Re: Thoughts on professionalism
In response to our president’s “Thoughts on professionalism” in the June issue (BCMJ 2016;58:247), I would like to add comments pertaining to his third tenet of our profession’s longstanding tradition—the value and merit of the social contract.
This longstanding tradition of a historically great and independent profession predates this country’s tiny historical anomaly of forced and unconstitutional social contracts—a contract that is with the state rather than with the patient, contrary to our Hippocratic Oath. Forced because we have a single payer that has legislated a monopoly, and because doctors must travel abroad to change their employers. Unconstitutional because it is a rationing monopoly, at least hurting patients in need.
The issue has become far more concerning recently for patients and physicians alike because the topic of physician-assisted death now also raises the uncomfortable question of whether physicians have finally become de facto agents of the state in this country.

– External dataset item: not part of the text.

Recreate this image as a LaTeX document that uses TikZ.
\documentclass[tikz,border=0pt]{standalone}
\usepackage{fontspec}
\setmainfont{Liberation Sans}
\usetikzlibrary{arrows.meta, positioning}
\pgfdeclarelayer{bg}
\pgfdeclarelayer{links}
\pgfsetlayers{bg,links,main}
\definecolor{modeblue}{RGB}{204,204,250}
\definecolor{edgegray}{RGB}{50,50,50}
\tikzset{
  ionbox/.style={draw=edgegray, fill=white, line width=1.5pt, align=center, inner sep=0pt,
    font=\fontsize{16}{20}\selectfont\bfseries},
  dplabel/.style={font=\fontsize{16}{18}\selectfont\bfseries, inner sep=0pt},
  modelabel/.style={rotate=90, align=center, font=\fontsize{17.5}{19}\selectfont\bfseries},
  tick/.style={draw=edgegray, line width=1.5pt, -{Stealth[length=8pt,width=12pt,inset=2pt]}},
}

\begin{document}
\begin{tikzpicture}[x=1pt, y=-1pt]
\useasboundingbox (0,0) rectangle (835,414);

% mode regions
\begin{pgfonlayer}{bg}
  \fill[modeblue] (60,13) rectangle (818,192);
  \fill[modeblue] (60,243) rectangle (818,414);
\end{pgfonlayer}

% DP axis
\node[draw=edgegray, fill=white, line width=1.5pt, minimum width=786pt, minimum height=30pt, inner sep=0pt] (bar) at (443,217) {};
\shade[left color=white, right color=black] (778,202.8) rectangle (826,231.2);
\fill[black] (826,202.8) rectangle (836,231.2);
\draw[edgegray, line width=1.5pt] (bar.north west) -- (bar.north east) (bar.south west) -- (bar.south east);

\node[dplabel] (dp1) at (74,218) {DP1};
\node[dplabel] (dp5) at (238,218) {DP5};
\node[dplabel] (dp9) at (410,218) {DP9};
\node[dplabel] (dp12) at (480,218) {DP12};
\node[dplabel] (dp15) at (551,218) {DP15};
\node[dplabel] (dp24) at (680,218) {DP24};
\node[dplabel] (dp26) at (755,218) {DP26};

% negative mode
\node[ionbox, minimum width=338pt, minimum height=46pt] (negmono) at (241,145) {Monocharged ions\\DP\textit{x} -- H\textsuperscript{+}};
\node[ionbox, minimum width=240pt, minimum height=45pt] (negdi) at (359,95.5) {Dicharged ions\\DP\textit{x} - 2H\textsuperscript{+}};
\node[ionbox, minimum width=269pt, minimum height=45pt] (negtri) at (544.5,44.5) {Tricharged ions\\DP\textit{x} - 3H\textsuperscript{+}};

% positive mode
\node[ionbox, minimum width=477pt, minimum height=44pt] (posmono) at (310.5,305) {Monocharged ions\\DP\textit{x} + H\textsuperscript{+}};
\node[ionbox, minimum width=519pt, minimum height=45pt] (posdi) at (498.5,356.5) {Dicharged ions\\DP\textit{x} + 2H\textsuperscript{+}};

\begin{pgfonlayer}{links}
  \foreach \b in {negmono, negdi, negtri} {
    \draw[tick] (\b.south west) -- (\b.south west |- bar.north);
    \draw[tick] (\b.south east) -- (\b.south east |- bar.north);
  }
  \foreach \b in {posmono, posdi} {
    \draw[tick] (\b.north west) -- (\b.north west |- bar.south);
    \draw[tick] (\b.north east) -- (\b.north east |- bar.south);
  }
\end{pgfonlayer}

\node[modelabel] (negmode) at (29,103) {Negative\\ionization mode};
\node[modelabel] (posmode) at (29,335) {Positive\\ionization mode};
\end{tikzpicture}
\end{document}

Since professionalism is rather defined by skills, good judgment, and polite behavior that is expected from a person who is trained to do a job well, we should ask ourselves: where has our collective independence of thought and actions necessary to support good judgment gone lately? And will our patients be better off for its apparent absence?

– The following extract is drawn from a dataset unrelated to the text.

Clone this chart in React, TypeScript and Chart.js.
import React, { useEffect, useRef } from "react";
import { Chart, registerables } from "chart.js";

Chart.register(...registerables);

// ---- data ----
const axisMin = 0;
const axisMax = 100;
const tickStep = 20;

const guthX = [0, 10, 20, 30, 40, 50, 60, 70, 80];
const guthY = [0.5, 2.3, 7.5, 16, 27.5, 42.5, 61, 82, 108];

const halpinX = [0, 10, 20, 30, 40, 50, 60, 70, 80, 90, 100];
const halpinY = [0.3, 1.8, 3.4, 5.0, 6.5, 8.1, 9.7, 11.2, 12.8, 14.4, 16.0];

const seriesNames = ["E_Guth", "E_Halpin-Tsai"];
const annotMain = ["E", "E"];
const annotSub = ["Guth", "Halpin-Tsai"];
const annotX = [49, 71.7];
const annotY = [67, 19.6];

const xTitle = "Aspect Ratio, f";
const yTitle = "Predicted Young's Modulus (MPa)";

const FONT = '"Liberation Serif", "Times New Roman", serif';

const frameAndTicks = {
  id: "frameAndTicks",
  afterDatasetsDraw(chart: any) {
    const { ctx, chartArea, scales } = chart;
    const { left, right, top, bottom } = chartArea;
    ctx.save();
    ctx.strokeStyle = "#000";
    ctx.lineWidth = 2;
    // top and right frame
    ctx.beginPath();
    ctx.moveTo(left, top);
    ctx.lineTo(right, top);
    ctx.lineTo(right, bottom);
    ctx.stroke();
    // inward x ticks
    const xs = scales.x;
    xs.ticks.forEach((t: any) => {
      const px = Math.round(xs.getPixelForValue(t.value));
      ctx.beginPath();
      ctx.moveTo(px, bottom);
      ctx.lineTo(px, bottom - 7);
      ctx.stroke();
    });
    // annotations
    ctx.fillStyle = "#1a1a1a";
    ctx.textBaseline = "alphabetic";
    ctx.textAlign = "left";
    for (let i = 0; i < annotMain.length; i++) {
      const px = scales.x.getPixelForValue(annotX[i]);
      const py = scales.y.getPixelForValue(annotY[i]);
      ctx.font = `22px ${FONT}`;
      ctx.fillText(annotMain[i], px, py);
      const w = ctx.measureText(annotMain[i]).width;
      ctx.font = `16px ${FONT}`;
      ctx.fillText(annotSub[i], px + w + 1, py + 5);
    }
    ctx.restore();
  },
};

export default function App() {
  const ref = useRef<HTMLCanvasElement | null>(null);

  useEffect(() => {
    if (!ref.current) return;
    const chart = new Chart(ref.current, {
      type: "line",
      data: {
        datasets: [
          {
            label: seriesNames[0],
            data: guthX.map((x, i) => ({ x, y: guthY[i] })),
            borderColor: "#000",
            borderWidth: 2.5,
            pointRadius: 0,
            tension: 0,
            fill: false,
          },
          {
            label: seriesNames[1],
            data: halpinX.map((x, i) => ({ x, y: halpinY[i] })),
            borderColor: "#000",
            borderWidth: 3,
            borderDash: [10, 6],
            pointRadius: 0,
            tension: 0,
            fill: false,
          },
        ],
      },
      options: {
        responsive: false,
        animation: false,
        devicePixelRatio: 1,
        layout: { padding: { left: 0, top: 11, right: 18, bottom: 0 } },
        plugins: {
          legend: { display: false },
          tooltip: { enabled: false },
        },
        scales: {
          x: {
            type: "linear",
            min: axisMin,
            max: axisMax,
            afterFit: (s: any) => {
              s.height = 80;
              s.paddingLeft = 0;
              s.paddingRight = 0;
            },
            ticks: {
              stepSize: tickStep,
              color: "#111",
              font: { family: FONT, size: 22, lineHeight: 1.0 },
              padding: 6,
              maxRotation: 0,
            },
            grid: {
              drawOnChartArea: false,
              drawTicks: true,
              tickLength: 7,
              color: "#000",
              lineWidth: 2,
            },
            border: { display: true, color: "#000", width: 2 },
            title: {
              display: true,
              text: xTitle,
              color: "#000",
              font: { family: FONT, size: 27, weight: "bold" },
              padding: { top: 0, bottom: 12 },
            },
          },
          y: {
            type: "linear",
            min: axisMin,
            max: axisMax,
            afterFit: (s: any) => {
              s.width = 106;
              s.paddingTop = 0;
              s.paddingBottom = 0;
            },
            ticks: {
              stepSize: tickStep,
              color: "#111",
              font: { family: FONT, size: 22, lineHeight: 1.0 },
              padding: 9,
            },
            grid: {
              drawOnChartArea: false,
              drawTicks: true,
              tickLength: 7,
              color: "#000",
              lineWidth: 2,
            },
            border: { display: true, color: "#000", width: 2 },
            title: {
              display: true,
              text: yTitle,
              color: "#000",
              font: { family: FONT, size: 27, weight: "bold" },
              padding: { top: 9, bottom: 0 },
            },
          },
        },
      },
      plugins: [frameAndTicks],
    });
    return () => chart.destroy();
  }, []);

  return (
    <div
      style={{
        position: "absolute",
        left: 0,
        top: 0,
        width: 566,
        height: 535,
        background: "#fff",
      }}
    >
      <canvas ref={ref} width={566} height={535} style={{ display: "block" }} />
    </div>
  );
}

Advocacy for our patients should be the real cornerstone of our profession, and it requires independence. Fighting internal and external factors that degrade our ability to advocate and care for patients and reverting the erosion of our profession is the ultimate healing goal for the profession itself.

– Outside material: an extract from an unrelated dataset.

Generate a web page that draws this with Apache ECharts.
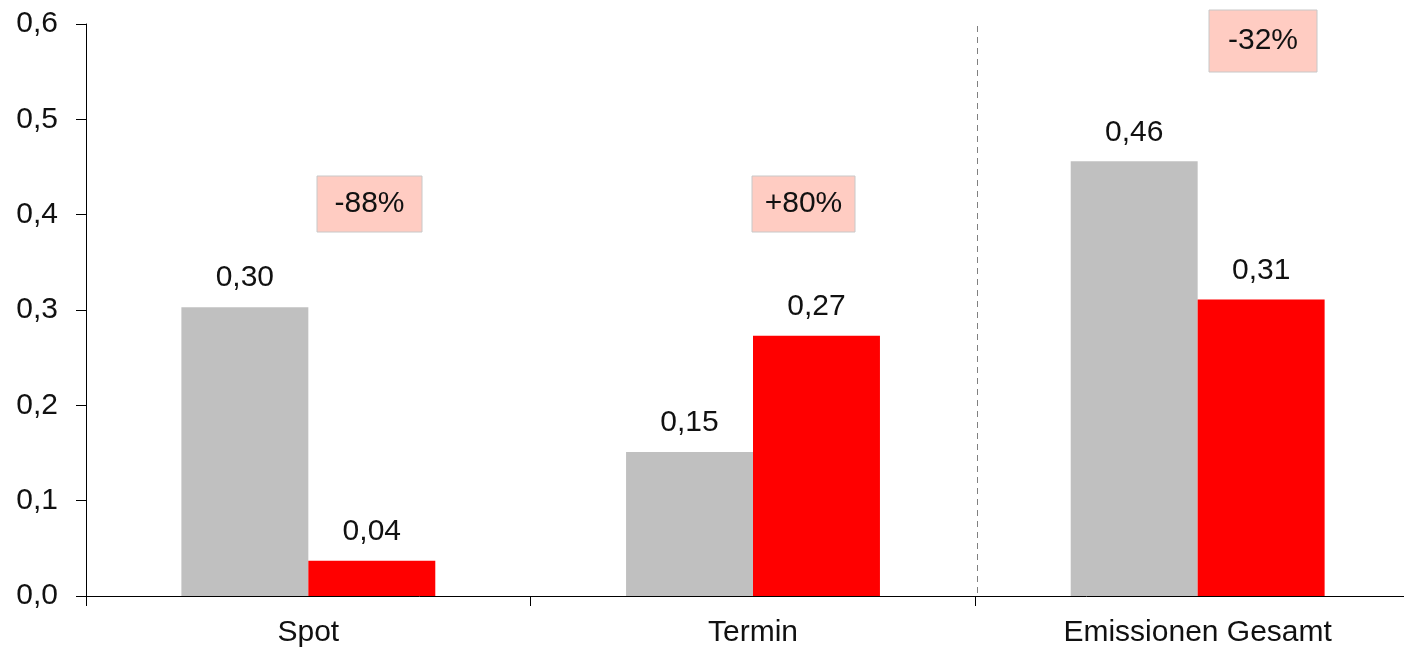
<!DOCTYPE html>
<html>
<head>
<meta charset="utf-8">
<script src="https://cdn.jsdelivr.net/npm/echarts@6/dist/echarts.min.js"></script>
<style>html,body{margin:0;padding:0;background:#fff;overflow:hidden;width:1404px;height:652px;}#c{width:1420px;height:652px;}</style>
</head>
<body>
<div id="c"></div>
<script>
const categories = ['Spot', 'Termin', 'Emissionen Gesamt'];
const grayValues = [0.303, 0.151, 0.456];
const redValues = [0.037, 0.273, 0.311];
const yTicks = [0, 0.1, 0.2, 0.3, 0.4, 0.5, 0.6];
const changeLabels = ['-88%', '+80%', '-32%'];

const FONT = '"Liberation Sans", Arial, sans-serif';
const fmt2 = v => v.toFixed(2).replace('.', ',');

const chart = echarts.init(document.getElementById('c'));

function box(x, y, w, h, txt) {
  return {
    type: 'group', x: x, y: y,
    children: [
      { type: 'rect', shape: { x: 0, y: 0, width: w, height: h },
        style: { fill: '#FFCCC2', stroke: '#C8C8C8', lineWidth: 1 } },
      { type: 'text', x: w / 2, y: h / 2,
        style: { text: txt, fontSize: 30, fontFamily: FONT, fill: '#111', align: 'center', verticalAlign: 'middle' } }
    ]
  };
}

chart.setOption({
  animation: false,
  backgroundColor: '#fff',
  grid: { left: 86, top: 24, bottom: 56, right: 0, containLabel: false },
  xAxis: {
    type: 'category',
    data: categories,
    axisLine: { lineStyle: { color: '#000', width: 1 } },
    axisTick: { show: true, length: 10, lineStyle: { color: '#000' } },
    axisLabel: { fontSize: 30, fontFamily: FONT, color: '#111', margin: 22 }
  },
  yAxis: {
    type: 'value',
    min: 0, max: 0.6, interval: 0.1,
    splitLine: { show: false },
    axisLine: { show: true, lineStyle: { color: '#000', width: 1 } },
    axisTick: { show: true, length: 10, lineStyle: { color: '#000' } },
    axisLabel: { fontSize: 30, fontFamily: FONT, color: '#111', margin: 28,
      formatter: v => v.toFixed(1).replace('.', ',') }
  },
  series: [
    {
      type: 'bar', data: grayValues, barGap: '0%', barCategoryGap: '42.9%',
      itemStyle: { color: '#C0C0C0' },
      label: { show: true, position: 'top', distance: 14, fontSize: 30, fontFamily: FONT, color: '#111',
        formatter: p => fmt2(p.value) }
    },
    {
      type: 'bar', data: redValues,
      itemStyle: { color: '#FF0000' },
      label: { show: true, position: 'top', distance: 14, fontSize: 30, fontFamily: FONT, color: '#111',
        formatter: p => fmt2(p.value) }
    }
  ],
  graphic: [
    { type: 'line', shape: { x1: 977.5, y1: 26, x2: 977.5, y2: 596 },
      style: { stroke: '#808080', lineWidth: 1, lineDash: [6, 5] } },
    box(317, 176, 105, 56, changeLabels[0]),
    box(752, 176, 103, 56, changeLabels[1]),
    box(1209, 10, 108, 62, changeLabels[2])
  ]
});
</script>
</body>
</html>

This social contract that imposed itself slowly across several generations, by misrepresenting the original aim of Tommy Douglas, can only be seen as a clumsy ideological vestige of the past. It interferes with our primary commitment: our patients.
Dr Ruddiman, what we are fortunate to have is not that social contract but a direct contract with our patients, and having had an opportunity to acquire an amazing education (rapidly paid back with income tax), lifesaving skills in a very rewarding profession—an old one indeed—all these transcending ideology, generations, postal codes, and bureaucrats. That should be the foundation of our independence.
Our problem is then that we, as a profession, no longer believe that we belong to a great independent profession; rather, we subject ourselves to whatever master of the day is willing to pay us. Mercenaries, agents of the state, whatever you may want to call us, we are no longer the healers of the Hippocratic Oath. The legacy will not be excellent 21st-century medical care and we will be remembered as enablers who replaced the Hippocratic Oath with an oath (little “o”) to the state. And isn’t that what we do not want to become!